Well not such a big deal since it's not so hard to convert PDF
files into plain text files in Linux with pdftotext command.
pdftotext is part of the poppler-utils which is a nice package
which also contains
pdfimages - enabling you to extract images from pdfs, pdftohtml -
pdf to html converter and pdffonts - pdf font analyzier.
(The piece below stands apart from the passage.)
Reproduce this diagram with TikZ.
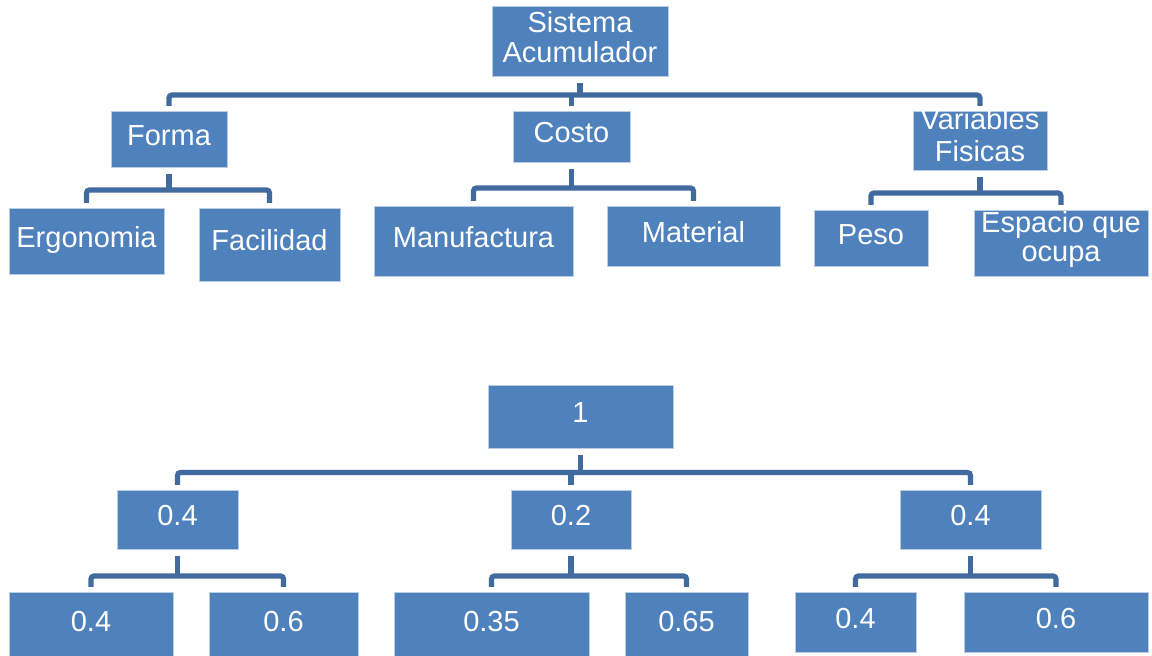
\documentclass[tikz,border=0pt]{standalone}
\usepackage{fontspec}
\setmainfont{Liberation Sans}
\usetikzlibrary{calc}
\definecolor{boxfill}{HTML}{4F81BD}
\definecolor{boxedge}{HTML}{B9CDE5}
\definecolor{barcol}{HTML}{416A9E}
\tikzset{blk/.style={draw=boxedge, line width=.5pt, fill=boxfill, text=white,
    inner sep=0pt, outer sep=0pt, font=\fontsize{14.5}{15}\selectfont,
    text height=10pt, text depth=4.5pt}}
\tikzset{blktwo/.style={blk, align=center, text depth=4pt}}
\tikzset{bar/.style={draw=barcol, line width=2.6pt, rounded corners=1.5pt}}
\begin{document}
\begin{tikzpicture}[x=0.5pt, y=-0.5pt]
  \useasboundingbox (0,0) rectangle (1152,656);
  % criterios
  \node[blktwo, minimum width=88pt, minimum height=35pt, text height=25pt] (sist) at (580,42) {Sistema\\Acumulador};
  \node[blk, minimum width=58pt, minimum height=28pt] (forma) at (169,140) {Forma};
  \node[blk, minimum width=58.5pt, minimum height=25.5pt] (costo) at (571.5,137.5) {Costo};
  \node[blktwo, minimum width=67pt, minimum height=29.5pt, text height=24.5pt,
    font=\fontsize{14.5}{16}\selectfont] (vars) at (980,141.5) {Variables\\Fisicas};
  \node[blk, minimum width=77.5pt, minimum height=33pt] (ergo) at (86.5,242) {Ergonomia};
  \node[blk, minimum width=70.5pt, minimum height=36.5pt] (faci) at (269.5,245.5) {Facilidad};
  \node[blk, minimum width=99.5pt, minimum height=35pt] (manuf) at (473.5,242) {Manufactura};
  \node[blk, minimum width=86.5pt, minimum height=30pt] (mater) at (693.5,237) {Material};
  \node[blk, minimum width=57pt, minimum height=28pt] (peso) at (871,239) {Peso};
  \node[blktwo, minimum width=87pt, minimum height=33pt, text height=22pt,
    font=\fontsize{14.5}{14.5}\selectfont] (espac) at (1061,244) {Espacio que\\ocupa};

  \draw[bar] ($(sist.south)+(0,6)$) -- ++(0,12);
  \draw[bar] ($(forma.north)+(0,-6)$) |- ($(vars.north)+(0,-17)$) -- ($(vars.north)+(0,-6)$);
  \draw[bar] ($(costo.north)+(0,-17)$) -- ($(costo.north)+(0,-6)$);

  \draw[bar] ($(forma.south)+(0,6)$) -- ++(0,16);
  \draw[bar] ($(ergo.north)+(0,-6)$) |- ($(faci.north)+(0,-19)$) -- ($(faci.north)+(0,-6)$);
  \draw[bar] ($(costo.south)+(0,6)$) -- ++(0,19);
  \draw[bar] ($(manuf.north)+(0,-6)$) |- ($(mater.north)+(0,-19)$) -- ($(mater.north)+(0,-6)$);
  \draw[bar] ($(vars.south)+(0,6)$) -- ++(0,16);
  \draw[bar] ($(peso.north)+(0,-6)$) |- ($(espac.north)+(0,-18)$) -- ($(espac.north)+(0,-6)$);

  % pesos
  \node[blk, minimum width=92.5pt, minimum height=31.5pt] (one) at (580.5,417.5) {1};
  \node[blk, minimum width=60.5pt, minimum height=29.5pt] (wa) at (177.5,520.5) {0.4};
  \node[blk, minimum width=60pt, minimum height=29.5pt] (wb) at (571,520.5) {0.2};
  \node[blk, minimum width=70.5pt, minimum height=29.5pt] (wc) at (970.5,520.5) {0.4};
  \node[blk, minimum width=82pt, minimum height=33.5pt] (la) at (91,626.5) {0.4};
  \node[blk, minimum width=74.5pt, minimum height=33.5pt] (lb) at (283.5,626.5) {0.6};
  \node[blk, minimum width=97.5pt, minimum height=33.5pt] (lc) at (491.5,626.5) {0.35};
  \node[blk, minimum width=61.5pt, minimum height=33.5pt] (ld) at (686.5,626.5) {0.65};
  \node[blk, minimum width=60.5pt, minimum height=30pt] (le) at (855.5,623) {0.4};
  \node[blk, minimum width=92pt, minimum height=30pt] (lf) at (1056,623) {0.6};

  \draw[bar] ($(one.south)+(0,6)$) -- ++(0,17.5);
  \draw[bar] ($(wa.north)+(0,-6)$) |- ($(wc.north)+(0,-18.5)$) -- ($(wc.north)+(0,-6)$);
  \draw[bar] ($(wb.north)+(0,-18.5)$) -- ($(wb.north)+(0,-6)$);

  \draw[bar] ($(wa.south)+(0,6)$) -- ++(0,20);
  \draw[bar] ($(la.north)+(0,-6)$) |- ($(lb.north)+(0,-17)$) -- ($(lb.north)+(0,-6)$);
  \draw[bar] ($(wb.south)+(0,6)$) -- ++(0,20);
  \draw[bar] ($(lc.north)+(0,-6)$) |- ($(ld.north)+(0,-17)$) -- ($(ld.north)+(0,-6)$);
  \draw[bar] ($(wc.south)+(0,6)$) -- ++(0,20);
  \draw[bar] ($(le.north)+(0,-6)$) |- ($(lf.north)+(0,-17)$) -- ($(lf.north)+(0,-6)$);
\end{tikzpicture}
\end{document}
The normal way to read PDF files via festival is:
First use pdftotext to convert your PDF to text file
$ pdftotext filename.pdf outputfile.txt
and then:
$ cat outfile.txt | festival --tts
For convenience I've created a small shell script I called
festival-read-pdf.sh which does this directly.
Please download the
festival-read-pdf.sh
shell script here
Furthermore I wondered how to make the Microsoft Office .doc files
to be played through festival.
On that account It was required something to convert again the .doc
file extension to plain text.
I came across antiword which I've blogged about in my previous
post.
Thus to carry it via festival you need to:
antiword filename.doc | festival --tts
I've fastly scripted it for some convenience.
Download the
festival-doc-read.sh script here
I've also created a third bash script which enables you to select
either to play DOC or PDF file in Festival. Here is a link to the
festival's
festival-read-doc-en-pdf.sh PDF, DOC speaker script
. Talking about festival it might be interesting to mention
fala - A simple
text reader. If you're a Debian user you'll be glad to know
there is already a package containg fala.
Well I hope you'll find the PDF, DOC festival speech scripts
useful. Enjoy